The legal response to this trend has, inter alia, produced two important international
instruments that were designed to address key issues associated with CBI. Firstly,
the United Nations Commission on International Trade Law (UNCITRAL) adopted
the UNCITRAL Model Law on Cross-Border Insolvency (the Model Law) in 1997,
which has been adopted by nineteen countries including the United States of
America and South Africa. Secondly, the European Union (EU) adopted the
European Council Regulation on Insolvency Proceedings (EC Regulation) in 2000.

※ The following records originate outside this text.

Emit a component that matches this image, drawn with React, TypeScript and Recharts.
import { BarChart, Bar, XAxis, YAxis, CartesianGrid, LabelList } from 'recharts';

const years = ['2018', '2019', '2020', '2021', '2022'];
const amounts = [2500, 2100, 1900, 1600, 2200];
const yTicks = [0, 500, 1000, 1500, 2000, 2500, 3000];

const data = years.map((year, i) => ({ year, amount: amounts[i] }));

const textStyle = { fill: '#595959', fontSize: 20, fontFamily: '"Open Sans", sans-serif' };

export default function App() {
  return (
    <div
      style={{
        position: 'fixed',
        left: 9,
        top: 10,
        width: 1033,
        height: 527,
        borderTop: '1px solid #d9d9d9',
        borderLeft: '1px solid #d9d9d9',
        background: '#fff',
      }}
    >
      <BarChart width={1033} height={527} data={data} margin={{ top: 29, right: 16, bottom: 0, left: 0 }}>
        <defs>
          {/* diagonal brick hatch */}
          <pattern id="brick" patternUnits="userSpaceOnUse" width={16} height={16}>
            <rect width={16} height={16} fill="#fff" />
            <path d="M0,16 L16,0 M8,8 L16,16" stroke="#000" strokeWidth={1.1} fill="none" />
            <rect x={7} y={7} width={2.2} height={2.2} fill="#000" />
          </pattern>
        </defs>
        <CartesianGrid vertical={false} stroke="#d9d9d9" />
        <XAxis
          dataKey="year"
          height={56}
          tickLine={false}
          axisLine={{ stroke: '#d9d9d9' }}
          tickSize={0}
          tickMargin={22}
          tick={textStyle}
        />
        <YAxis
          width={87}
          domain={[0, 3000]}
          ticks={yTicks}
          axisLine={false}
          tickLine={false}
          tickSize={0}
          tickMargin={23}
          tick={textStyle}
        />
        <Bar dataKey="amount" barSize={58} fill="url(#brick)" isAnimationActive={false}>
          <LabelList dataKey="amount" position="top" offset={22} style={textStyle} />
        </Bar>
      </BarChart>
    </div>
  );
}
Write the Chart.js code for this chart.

Both the EC Regulation and Chapter 15 adopt a “modified universalist” approach
towards CBI matters.
Europe and the United States of America are currently the world leaders in the area
of CBI and the CBI legislation adopted and applied in these jurisdictions seems to be
effective. As South Africa’s Cross-Border Insolvency Act is not yet effective, there is no local policy guidance available to insolvency practitioners with regard to the
application of the Model Law. At the basis of this article is the view that an analysis
of the European and American approaches to CBI matters will provide South African
practitioners with valuable insight, knowledge and lessons that could be used to
understand and apply the principles adopted and applied in terms of the EC
Regulation and Chapter 15, specifically the COMI concept, the “establishment”
concept in the case of integrated multinational enterprises and related aspects.